Nonna’s focuses its efforts on supplying smaller, independent retailers rather than large national chains and supermarkets. Andrew says this approach has helped to further expand the opportunities for organic producers, and in turn go some way to helping meet the surging demand.
“Because we go to these independents, they are able to access organic meat for the first time, because they're already buying something [from us]. They can buy normal category meat, free-range meat and organic meat all from the same company,” he says.
“Although they're different brands as well, which is good for them because they've got lots of different people on the shelf, but it's not the same supplier, so it means that they can source more products from one company, which enables them to put different things on the shelf that they wouldn't have been able to before because they would have been subject to minimum volumes, so it means they can dabble.”
While many people have been put off selling organic produce because of the high cost barrier, Andrew says that organic produce is now delivering roughly the same margins as its non-organic counterparts.
“In [dollar] terms, it's more, but in percentage terms, it's about the same,” he says.
“Organic meat is cheaper now than it was two years ago.
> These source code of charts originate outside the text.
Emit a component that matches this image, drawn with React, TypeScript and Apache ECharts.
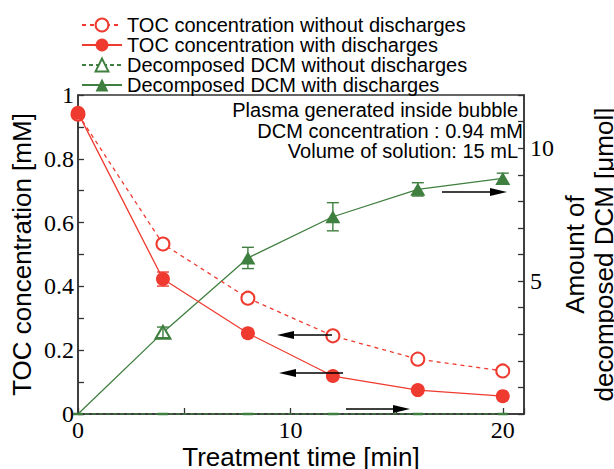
import React, { useEffect, useRef } from "react";
import * as echarts from "echarts";

const timeMin = [0, 4, 8, 12, 16, 20];
const tocWithout = [0.94, 0.533, 0.363, 0.245, 0.172, 0.135];
const tocWith = [0.944, 0.423, 0.253, 0.119, 0.075, 0.056];
const tocWithErr = [0, 0.022, 0, 0, 0, 0];
const dcmWithout = [0, 0, 0, 0, 0, 0];
const dcmWith = [0, 3.07, 5.87, 7.42, 8.45, 8.86];
const dcmWithErr = [0, 0.2, 0.4, 0.53, 0.25, 0.2];

const legendNames = [
  "TOC concentration without discharges",
  "TOC concentration with discharges",
  "Decomposed DCM without discharges",
  "Decomposed DCM with discharges",
];
const noteLines = [
  "Plasma generated inside bubble",
  "DCM concentration : 0.94 mM",
  "Volume of solution: 15 mL",
];

const RED = "#ef3a30";
const GREEN = "#3f7f3f";
const AXIS = "#333";
const SANS = "Liberation Sans, Arial, sans-serif";
const SERIF = "Liberation Serif, Times New Roman, serif";

function errorBars(color: string) {
  return (params: any, api: any) => {
    const x = api.value(0);
    const y = api.value(1);
    const e = api.value(2);
    if (!e) return { type: "group", children: [] };
    const top = api.coord([x, y + e]);
    const bot = api.coord([x, y - e]);
    const hw = 6;
    const style = { stroke: color, lineWidth: 1.4 };
    return {
      type: "group",
      children: [
        { type: "line", shape: { x1: top[0], y1: top[1], x2: bot[0], y2: bot[1] }, style },
        { type: "line", shape: { x1: top[0] - hw, y1: top[1], x2: top[0] + hw, y2: top[1] }, style },
        { type: "line", shape: { x1: bot[0] - hw, y1: bot[1], x2: bot[0] + hw, y2: bot[1] }, style },
      ],
    };
  };
}

function arrow(x1: number, x2: number, y: number) {
  // x2 is the tip
  const dir = x2 > x1 ? 1 : -1;
  const base = x2 - dir * 17;
  return [
    { type: "line", shape: { x1, y1: y, x2: base, y2: y }, style: { stroke: "#000", lineWidth: 1.5 }, z: 100 },
    { type: "polygon", shape: { points: [[base, y - 4], [x2, y], [base, y + 4]] }, style: { fill: "#000" }, z: 100 },
  ];
}

export default function App() {
  const ref = useRef<HTMLDivElement>(null);
  useEffect(() => {
    document.body.style.margin = "0";
    if (!ref.current) return;
    const chart = echarts.init(ref.current, undefined, { renderer: "svg" });
    const option: any = {
      animation: false,
      backgroundColor: "#fff",
      grid: {
        left: 78,
        right: 90,
        top: 95,
        bottom: 55,
        show: true,
        borderColor: AXIS,
        borderWidth: 1.5,
        containLabel: false,
        outerBoundsMode: "none",
      },
      legend: {
        orient: "vertical",
        left: 76,
        top: 10,
        itemWidth: 40,
        itemHeight: 16,
        itemGap: 0,
        data: legendNames,
        textStyle: { fontFamily: SANS, fontSize: 20, color: "#000", lineHeight: 20 },
        selectedMode: false,
      },
      xAxis: {
        type: "value",
        min: 0,
        max: 21,
        interval: 5,
        name: "Treatment time [min]",
        nameLocation: "middle",
        nameGap: 30,
        nameMoveOverlap: false,
        nameTextStyle: { fontFamily: SANS, fontSize: 26, color: "#000" },
        axisLine: { show: true, lineStyle: { color: AXIS, width: 1.5 } },
        axisTick: { show: true, inside: true, length: 6, lineStyle: { color: AXIS, width: 1.3 } },
        splitLine: { show: false },
        axisLabel: {
          fontFamily: SERIF,
          fontSize: 24,
          color: "#000",
          margin: 4,
          formatter: (v: number) => (v % 10 === 0 && v <= 20 ? String(v) : ""),
        },
      },
      yAxis: [
        {
          type: "value",
          min: 0,
          max: 1,
          interval: 0.1,
          name: "TOC concentration [mM]",
          nameLocation: "middle",
          nameGap: 43,
          nameMoveOverlap: false,
          nameTextStyle: { fontFamily: SANS, fontSize: 26, color: "#000" },
          axisLine: { show: true, lineStyle: { color: AXIS, width: 1.5 } },
          axisTick: { show: true, inside: true, length: 6, lineStyle: { color: AXIS, width: 1.3 } },
          splitLine: { show: false },
          axisLabel: {
            fontFamily: SERIF,
            fontSize: 24,
            color: "#000",
            margin: 4,
            formatter: (v: number) => {
              const k = Math.round(v * 10);
              return k % 2 === 0 ? String(k / 10) : "";
            },
          },
        },
        {
          type: "value",
          position: "right",
          min: 0,
          max: 12,
          interval: 1,
          name: "Amount of\ndecomposed DCM [μmol]",
          nameLocation: "middle",
          nameGap: 36,
          nameRotate: 90,
          nameMoveOverlap: false,
          nameTextStyle: { fontFamily: SANS, fontSize: 26, color: "#000", lineHeight: 29, align: "center" },
          axisLine: { show: true, lineStyle: { color: AXIS, width: 1.5 } },
          axisTick: { show: true, inside: true, length: 6, lineStyle: { color: AXIS, width: 1.3 } },
          splitLine: { show: false },
          axisLabel: {
            fontFamily: SERIF,
            fontSize: 24,
            color: "#000",
            margin: 6,
            formatter: (v: number) => (v === 5 || v === 10 ? String(v) : ""),
          },
        },
      ],
      series: [
        {
          name: legendNames[2],
          type: "line",
          yAxisIndex: 1,
          symbol: "emptyTriangle",
          symbolSize: [15, 13],
          data: timeMin.map((t, i) => ({ value: [t, dcmWithout[i]], symbol: "rect", symbolSize: [10, 2.5] })),
          lineStyle: { color: GREEN, width: 1.3, type: [4, 3] },
          itemStyle: { color: GREEN },
          z: 3,
        },
        {
          name: legendNames[3],
          type: "line",
          yAxisIndex: 1,
          symbol: "triangle",
          symbolSize: [15, 13],
          data: timeMin.map((t, i) => {
            if (i === 0) return { value: [t, dcmWith[i]], symbol: "none" };
            if (i === 1) return { value: [t, dcmWith[i]], symbol: "emptyTriangle", itemStyle: { borderWidth: 1.5 } };
            return [t, dcmWith[i]];
          }),
          lineStyle: { color: GREEN, width: 1.3 },
          itemStyle: { color: GREEN },
          z: 4,
        },
        {
          name: "dcmErr",
          type: "custom",
          yAxisIndex: 1,
          renderItem: errorBars(GREEN),
          data: timeMin.map((t, i) => [t, dcmWith[i], dcmWithErr[i]]),
          encode: { x: 0, y: 1 },
          z: 5,
        },
        {
          name: legendNames[0],
          type: "line",
          yAxisIndex: 0,
          symbol: "emptyCircle",
          symbolSize: 13,
          data: timeMin.map((t, i) => [t, tocWithout[i]]),
          lineStyle: { color: RED, width: 1.3, type: [4, 4] },
          itemStyle: { color: RED, borderWidth: 1.5 },
          z: 6,
        },
        {
          name: legendNames[1],
          type: "line",
          yAxisIndex: 0,
          symbol: "circle",
          symbolSize: 14,
          data: timeMin.map((t, i) => [t, tocWith[i]]),
          lineStyle: { color: RED, width: 1.3 },
          itemStyle: { color: RED },
          z: 7,
        },
        {
          name: "tocErr",
          type: "custom",
          yAxisIndex: 0,
          renderItem: errorBars(RED),
          data: timeMin.map((t, i) => [t, tocWith[i], tocWithErr[i]]),
          encode: { x: 0, y: 1 },
          z: 8,
        },
      ],
      graphic: [
        ...noteLines.map((s, i) => ({
          type: "text",
          right: [96, 91, 96][i],
          top: [100, 121, 141][i],
          style: { text: s, font: `20px ${SANS}`, fill: "#000" },
          z: 100,
        })),
        ...arrow(442, 507, 192),
        ...arrow(332, 277, 335),
        ...arrow(343, 279, 373),
        ...arrow(346, 410, 409),
      ],
    };
    chart.setOption(option);
    return () => chart.dispose();
  }, []);
  return <div ref={ref} style={{ width: 614, height: 469 }} />;
}
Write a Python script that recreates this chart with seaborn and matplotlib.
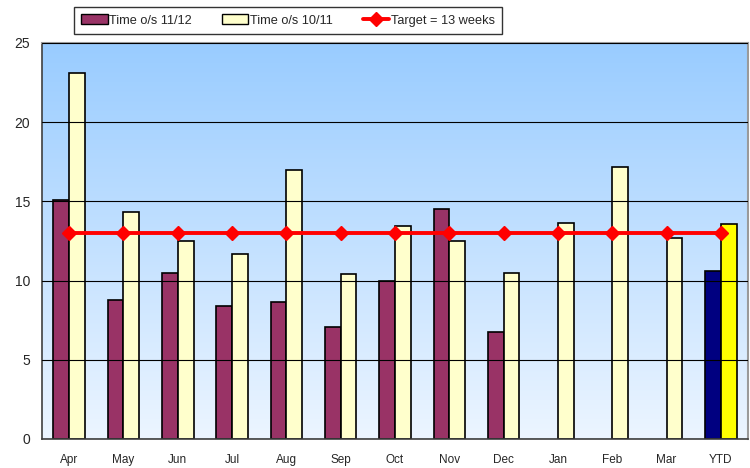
import numpy as np
import pandas as pd
import seaborn as sns
import matplotlib.pyplot as plt
from matplotlib.patches import Patch
from matplotlib.lines import Line2D

months = ['Apr', 'May', 'Jun', 'Jul', 'Aug', 'Sep', 'Oct', 'Nov', 'Dec',
          'Jan', 'Feb', 'Mar', 'YTD']
time_1112 = [15.1, 8.8, 10.5, 8.4, 8.65, 7.05, 10.0, 14.5, 6.75,
             np.nan, np.nan, np.nan, 10.6]
time_1011 = [23.1, 14.3, 12.5, 11.7, 17.0, 10.4, 13.45, 12.5, 10.5,
             13.65, 17.2, 12.7, 13.6]
target = [13] * len(months)

series = ['Time o/s 11/12', 'Time o/s 10/11']
df = pd.DataFrame({
    'month': months * 2,
    'value': time_1112 + time_1011,
    'series': [series[0]] * len(months) + [series[1]] * len(months),
})

sns.set_style('white')
plt.rcParams['font.family'] = ['Liberation Sans', 'DejaVu Sans']

fig = plt.figure(figsize=(7.5, 4.68), dpi=100)
ax = fig.add_axes([42 / 750, 29 / 468, 706 / 750, 396 / 468])

# gradient background
grad = np.linspace(0, 1, 256).reshape(-1, 1)
top = np.array([0x99, 0xCC, 0xFF]) / 255
bottom = np.array([0xEC, 0xF5, 0xFF]) / 255
img = bottom + (top - bottom) * grad
ax.imshow(img[:, None, :].repeat(2, axis=1), extent=[-0.5, 12.5, 0, 25],
          origin='lower', aspect='auto', zorder=0)

sns.barplot(data=df, x='month', y='value', hue='series', order=months,
            palette=['#993366', '#FFFFCC'], saturation=1, width=0.58, gap=0,
            edgecolor='black', linewidth=1.2, legend=False, ax=ax, zorder=2)

# YTD bars in their own colours
for cont, col in zip(ax.containers, ['#000080', '#FFFF00']):
    cont.patches[-1].set_facecolor(col)

ax.plot(range(len(months)), target, color='red', lw=2.8, marker='D',
        markersize=7, zorder=4)

ax.set_xlim(-0.5, 12.5)
ax.set_ylim(0, 25)
ax.set_yticks([0, 5, 10, 15, 20, 25])
ax.yaxis.grid(True, color='black', lw=0.8)
ax.set_axisbelow(False)
for ln in ax.get_ygridlines():
    ln.set_zorder(1)
ax.set_xlabel('')
ax.set_ylabel('')

ax.set_xticks(range(len(months)))
ax.set_xticklabels(months)
ax.set_xticks(np.arange(-0.5, 13, 1), minor=True)
ax.tick_params(axis='x', which='major', length=0, pad=11, labelsize=8.5)
ax.tick_params(axis='x', which='minor', length=5, direction='out',
               color='#404040', width=1)
ax.tick_params(axis='y', length=5, direction='out', color='#404040',
               labelsize=10)

for side in ['left', 'bottom']:
    ax.spines[side].set_color('#404040')
    ax.spines[side].set_linewidth(1.2)
for side in ['top', 'right']:
    ax.spines[side].set_color('#9a9a9a')
    ax.spines[side].set_linewidth(1.5)

handles = [Patch(facecolor='#993366', edgecolor='black', label=series[0]),
           Patch(facecolor='#FFFFCC', edgecolor='black', label=series[1]),
           Line2D([0], [0], color='red', lw=2.8, marker='D', markersize=7,
                  label='Target = 13 weeks')]
leg = fig.legend(handles=handles, loc='center', ncol=3,
                 bbox_to_anchor=(288 / 750, 1 - 20.5 / 468), frameon=True,
                 fancybox=False, edgecolor='black', fontsize=9.2,
                 handlelength=2.1, handleheight=0.75, columnspacing=2.3,
                 handletextpad=0.15, borderpad=0.55)
leg.get_frame().set_linewidth(1)

fig.savefig('out.png', dpi=100)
The cost of normal beef has gone through the roof, and the cost of organic beef has not gone up by anything like that, so the jump now from classic free range or non-free or farmed beef, for example, to organic beef has never been an easier jump to make. It's 20 per cent. That's all it is.”
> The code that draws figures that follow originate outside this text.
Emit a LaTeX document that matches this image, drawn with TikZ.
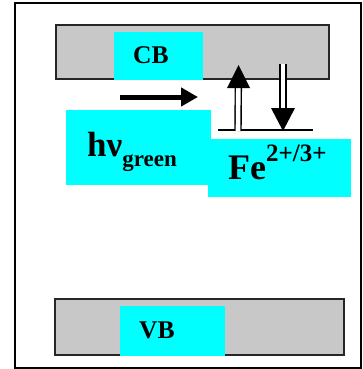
\documentclass[tikz,border=0pt]{standalone}
\usepackage{fontspec}
\setmainfont{Liberation Serif}
\usetikzlibrary{arrows.meta,calc}
\definecolor{bandgray}{RGB}{200,200,200}
\definecolor{labelcyan}{RGB}{0,255,255}
\begin{document}
\begin{tikzpicture}[x=1pt,y=-1pt,
  band/.style={draw=black!85, line width=1.3pt, fill=bandgray},
  patch/.style={fill=labelcyan, draw=none},
  lbl/.style={inner sep=0pt, anchor=base west, font=\bfseries},
  shaft/.style={draw=black, line width=1.4pt, double=white, double distance=4.6pt},
  head/.style={fill=black}]
  \useasboundingbox (0,0) rectangle (363,369);
  % outer frame
  \draw[line width=1.5pt] (15,3) rectangle (361,368);

  % conduction band
  \draw[band] (56,25) rectangle (329,79);
  \fill[patch] (114,32) rectangle (203,79.6);
  \node[lbl, font=\bfseries\fontsize{25.5}{25}\selectfont] (cb) at (133,63.5) {CB};

  % valence band
  \draw[band] (55,299) rectangle (344,355);
  \fill[patch] (120,306) rectangle (225,355.6);
  \node[lbl, font=\bfseries\fontsize{25.5}{25}\selectfont] (vb) at (139,338) {VB};

  % label patches
  \fill[patch] (208,139) rectangle (351,197);
  \fill[patch] (66,110) rectangle (211,185);
  \node[lbl] (hv) at (87,156) {\fontsize{35}{35}\selectfont hν\raisebox{-10pt}{\fontsize{23}{23}\selectfont green}};
  \node[lbl] (fe) at (228,179.5) {\fontsize{36}{36}\selectfont Fe\raisebox{18pt}{\fontsize{25}{25}\selectfont 2+/3+}};

  % incoming photon
  \coordinate (phA) at (120,97);
  \coordinate (phB) at (198,97);
  \draw[line width=5pt, -{Triangle[length=17pt,width=18pt]}] (phA) -- (phB);

  % iron level
  \coordinate (lvlL) at (218,130);
  \coordinate (lvlR) at (313,130);
  \draw[line width=1.5pt] (lvlL) -- (lvlR);

  % excitation into the conduction band
  \coordinate (upS) at (238,131);
  \coordinate (upT) at (238.5,65);
  \draw[shaft, shorten >=22pt] (upS) -- (upT);
  \fill[head] ($(upT)+(-11.5,23)$) -- ($(upT)+(11.5,23)$) -- (upT) -- cycle;

  % capture from the conduction band
  \coordinate (dnS) at (283,64);
  \coordinate (dnT) at (283,131);
  \draw[shaft, shorten >=22pt] (dnS) -- (dnT);
  \fill[head] ($(dnT)+(-12,-23)$) -- ($(dnT)+(12,-23)$) -- (dnT) -- cycle;
\end{tikzpicture}
\end{document}
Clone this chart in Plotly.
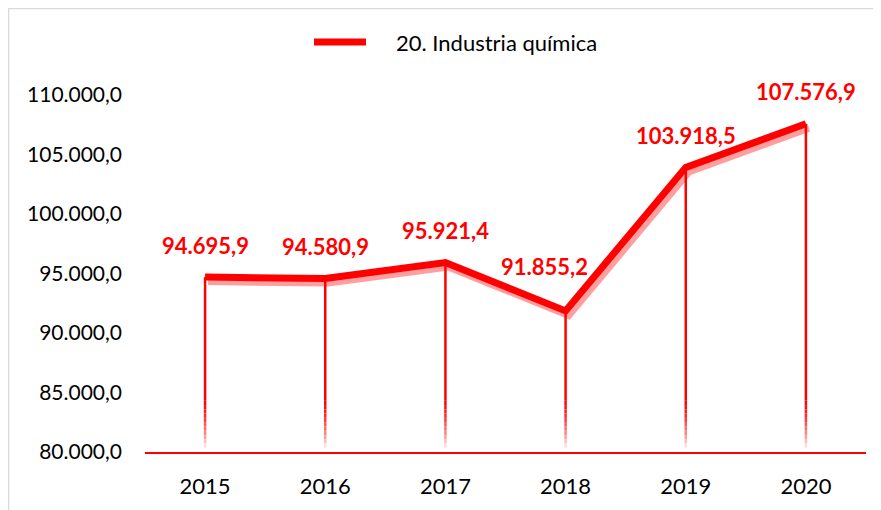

The downside with organic produce is that it can be very difficult to source, with not enough suppliers to keep up with the explosion in demand, Andrew says.
For anyone considering getting into the organic market, no matter their type of business, it is important to understand exactly what organic produce is – and what it isn’t – so as to be able to engage with future customers.
“I still feel organic's a lifestyle choice, really. It's not a guarantee of quality. It's a guarantee that the product's been made in a certain way,” notes Andrew.
“It doesn't mean it's as tasty necessarily as a free-range option, where the farmer's had a bit more up his sleeve to get the animal prepared for market. The organic meat is good in general, it is good… but essentially when you're buying organic meat, you're buying a lifestyle choice; you're not buying a quality stamp.”